▶ _Written problem_:
Restate each line word for word. Leave out every picture.

-- BEGIN --

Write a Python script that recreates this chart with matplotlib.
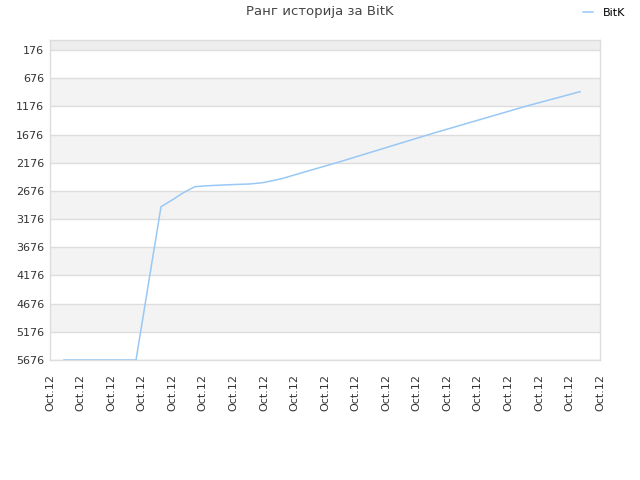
import matplotlib
matplotlib.use("Agg")
import matplotlib.pyplot as plt

# data (x in label-index units, y = rank)
x_vals = [0.458, 2.815, 3.633, 4.035, 4.363, 4.745, 5.171, 5.891, 6.545, 6.971, 7.583, 9.491, 12.535, 15.601, 17.345]
ranks = [5676, 5676, 2956, 2825, 2708, 2601, 2584, 2566, 2553, 2530, 2459, 2158, 1654, 1170, 916]
x_labels = ["Oct.12"] * 19
y_ticks = [176, 676, 1176, 1676, 2176, 2676, 3176, 3676, 4176, 4676, 5176, 5676]
series_name = "BitK"
title = "Ранг историја за BitK"

fig = plt.figure(figsize=(6.4, 4.8), dpi=100)
ax = fig.add_axes([50/640, 1-360/480, 550/640, 320/480])

ymin_top = -1
ax.set_ylim(5676, ymin_top)
ax.set_xlim(0, 18)

# alternating bands
ax.axhspan(ymin_top, 176, color="#eeeeee", zorder=0, lw=0)
for i in range(len(y_ticks)-1):
    if i % 2 == 1:
        ax.axhspan(y_ticks[i], y_ticks[i+1], color="#f3f3f3", zorder=0, lw=0)
for t in y_ticks:
    ax.axhline(t, color="#dddddd", lw=1, zorder=1)

line, = ax.plot(x_vals, ranks, color="#99c8f5", lw=1.1, zorder=3, label=series_name)

ax.set_yticks(y_ticks)
ax.set_yticklabels([str(t) for t in y_ticks])
ax.set_xticks(range(len(x_labels)))
ax.set_xticklabels(x_labels, rotation=90)
ax.tick_params(axis="both", length=0, labelsize=8, labelcolor="#333333", pad=4)
ax.tick_params(axis="x", pad=10)

for s in ax.spines.values():
    s.set_color("#dddddd")
    s.set_linewidth(1)

fig.text(0.5, 1-12/480, title, ha="center", va="center", fontsize=9.5, color="#444444")
fig.legend(handles=[line], loc="center right", bbox_to_anchor=(0.993, 1-13/480),
           frameon=False, fontsize=8, handlelength=0.9, handletextpad=0.9)

fig.savefig("out.png", dpi=100)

-- END --

▶ _Answer to this exercise_:
Write a Python script that recreates this chart with matplotlib.
import matplotlib
matplotlib.use("Agg")
import matplotlib.pyplot as plt

# data (x in label-index units, y = rank)
x_vals = [0.458, 2.815, 3.633, 4.035, 4.363, 4.745, 5.171, 5.891, 6.545, 6.971, 7.583, 9.491, 12.535, 15.601, 17.345]
ranks = [5676, 5676, 2956, 2825, 2708, 2601, 2584, 2566, 2553, 2530, 2459, 2158, 1654, 1170, 916]
x_labels = ["Oct.12"] * 19
y_ticks = [176, 676, 1176, 1676, 2176, 2676, 3176, 3676, 4176, 4676, 5176, 5676]
series_name = "BitK"
title = "Ранг историја за BitK"

fig = plt.figure(figsize=(6.4, 4.8), dpi=100)
ax = fig.add_axes([50/640, 1-360/480, 550/640, 320/480])

ymin_top = -1
ax.set_ylim(5676, ymin_top)
ax.set_xlim(0, 18)

# alternating bands
ax.axhspan(ymin_top, 176, color="#eeeeee", zorder=0, lw=0)
for i in range(len(y_ticks)-1):
    if i % 2 == 1:
        ax.axhspan(y_ticks[i], y_ticks[i+1], color="#f3f3f3", zorder=0, lw=0)
for t in y_ticks:
    ax.axhline(t, color="#dddddd", lw=1, zorder=1)

line, = ax.plot(x_vals, ranks, color="#99c8f5", lw=1.1, zorder=3, label=series_name)

ax.set_yticks(y_ticks)
ax.set_yticklabels([str(t) for t in y_ticks])
ax.set_xticks(range(len(x_labels)))
ax.set_xticklabels(x_labels, rotation=90)
ax.tick_params(axis="both", length=0, labelsize=8, labelcolor="#333333", pad=4)
ax.tick_params(axis="x", pad=10)

for s in ax.spines.values():
    s.set_color("#dddddd")
    s.set_linewidth(1)

fig.text(0.5, 1-12/480, title, ha="center", va="center", fontsize=9.5, color="#444444")
fig.legend(handles=[line], loc="center right", bbox_to_anchor=(0.993, 1-13/480),
           frameon=False, fontsize=8, handlelength=0.9, handletextpad=0.9)

fig.savefig("out.png", dpi=100)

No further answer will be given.